| DIRECTION |
Leave out all pictures. Return exactly the lines from the top of the material through the line containing "import plotly.graph_objects as go".

| COLLECTED MATERIAL |
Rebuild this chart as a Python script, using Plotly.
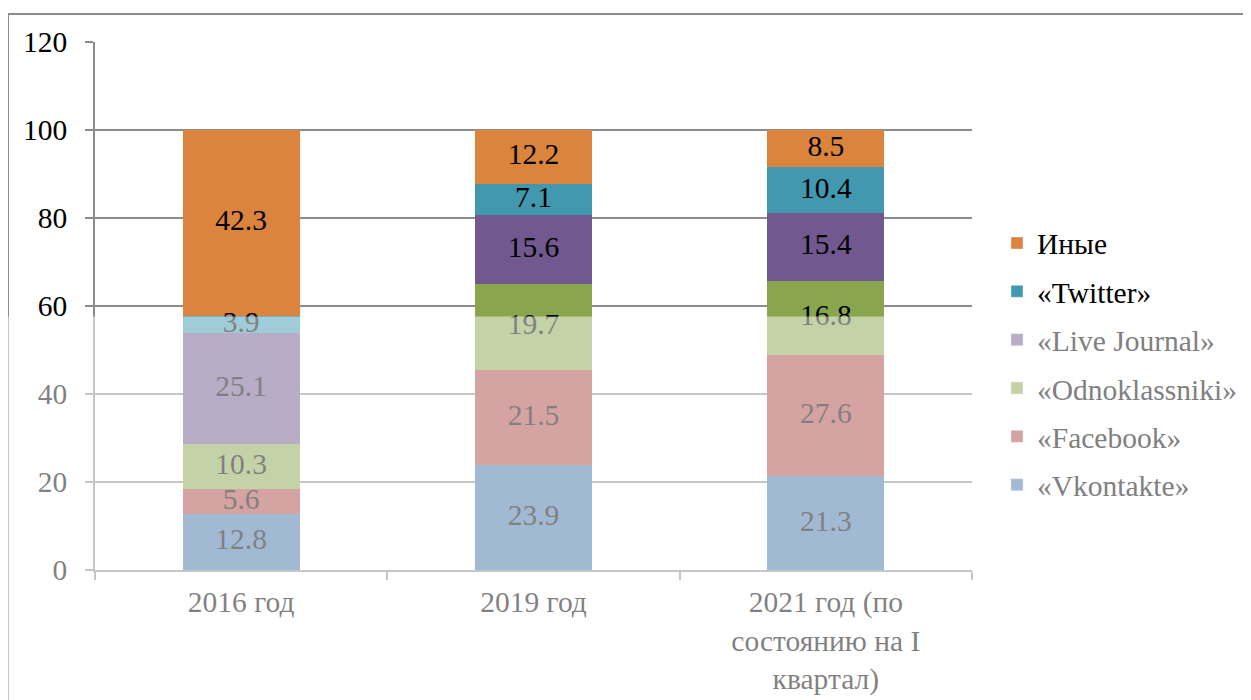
import numpy as np
import plotly.graph_objects as go

# ---------------- data ----------------
categories = ["2016 год", "2019 год", "2021 год (по<br>состоянию на I<br>квартал)"]
series_names = ["«Vkontakte»", "«Facebook»", "«Odnoklassniki»", "«Live Journal»", "«Twitter»", "Иные"]
vkontakte = [12.8, 23.9, 21.3]
facebook = [5.6, 21.5, 27.6]
odnoklassniki = [10.3, 19.7, 16.8]
live_journal = [25.1, 15.6, 15.4]
twitter = [3.9, 7.1, 10.4]
others = [42.3, 12.2, 8.5]
y_ticks = [0, 20, 40, 60, 80, 100, 120]

series_values = [vkontakte, facebook, odnoklassniki, live_journal, twitter, others]
series_colors = ["#4572A7", "#AA4643", "#89A54E", "#71588F", "#4198AF", "#DB843D"]
legend_faded = [True, True, True, True, False, False]

FONT = "Liberation Serif, Times New Roman, serif"
FS = 29.5
GRID = "#8C8C8C"
FADE_Y = 57.6  # value on the y axis below which the picture is washed out


def wash(hex_color, a=0.5):
    h = hex_color.lstrip("#")
    r, g, b = (int(h[i:i + 2], 16) for i in (0, 2, 4))
    r, g, b = (round(c + (255 - c) * a) for c in (r, g, b))
    return f"#{r:02X}{g:02X}{b:02X}"


fig = go.Figure()

# stacked bars
for name, vals, col in zip(series_names, series_values, series_colors):
    fig.add_trace(go.Bar(
        x=categories, y=vals, name=name, marker=dict(color=col, line=dict(width=0)),
        showlegend=False, hoverinfo="x+y+name",
    ))

# data labels at segment centres
arr = np.array(series_values, dtype=float)
tops = np.cumsum(arr, axis=0)
mids = tops - arr / 2
for i, vals in enumerate(series_values):
    fig.add_trace(go.Scatter(
        x=categories, y=mids[i], mode="text", text=[f"{v:.1f}" for v in vals],
        textfont=dict(family=FONT, size=FS, color="#000000"),
        showlegend=False, hoverinfo="skip", cliponaxis=False,
    ))

# legend entries (top to bottom: reversed series order)
for name, col, faded in reversed(list(zip(series_names, series_colors, legend_faded))):
    label = f"<span style='color:#808080'>{name}</span>" if faded else name
    fig.add_trace(go.Bar(
        x=[None], y=[None], name=label, legendgroup=name,
        marker=dict(color=wash(col) if faded else col),
        showlegend=True,
    ))

fig.update_layout(
    width=1251, height=700, autosize=False,
    margin=dict(l=87, r=287, t=34, b=136),
    barmode="stack", bargap=0.6,
    plot_bgcolor="white", paper_bgcolor="white",
    font=dict(family=FONT, size=FS, color="#000000"),
    legend=dict(
        x=1.0285, xanchor="left", y=0.668, yanchor="top",
        traceorder="grouped", tracegroupgap=7,
        font=dict(family=FONT, size=FS, color="#000000"),
        bgcolor="rgba(0,0,0,0)",
    ),
    xaxis=dict(
        type="category", range=[-0.5, 2.5],
        showline=True, linecolor=GRID, linewidth=1.5,
        ticks="outside", tickson="boundaries", ticklen=8, tickcolor=GRID, tickwidth=1.5,
        showgrid=False, ticklabelstandoff=5,
        tickfont=dict(family=FONT, size=FS, color="#000000"),
    ),
    yaxis=dict(
        range=[0, 120], tickvals=y_ticks,
        showline=True, linecolor=GRID, linewidth=1.5,
        ticks="outside", ticklen=8, tickcolor=GRID, tickwidth=1.5,
        showgrid=True, gridcolor=GRID, gridwidth=1.5,
        zeroline=False, ticklabelstandoff=12,
        tickfont=dict(family=FONT, size=FS, color="#000000"),
    ),
    shapes=[
        # outer frame (top + left)
        dict(type="line", xref="paper", yref="paper", x0=-0.0992, x1=1.35, y0=1.0528, y1=1.0528,
             line=dict(color=GRID, width=2), layer="below"),
        dict(type="line", xref="paper", yref="paper", x0=-0.0992, x1=-0.0992, y0=-0.3, y1=1.0528,
             line=dict(color=GRID, width=2), layer="below"),
        # washed-out lower part of the picture
        dict(type="rect", xref="paper", yref="paper", x0=-0.2, x1=1.4, y0=-0.3, y1=FADE_Y / 120,
             fillcolor="white", opacity=0.5, line=dict(width=0), layer="above"),
    ],
)

fig.write_html("out.html")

| REPLY |
Rebuild this chart as a Python script, using Plotly.
import numpy as np
import plotly.graph_objects as go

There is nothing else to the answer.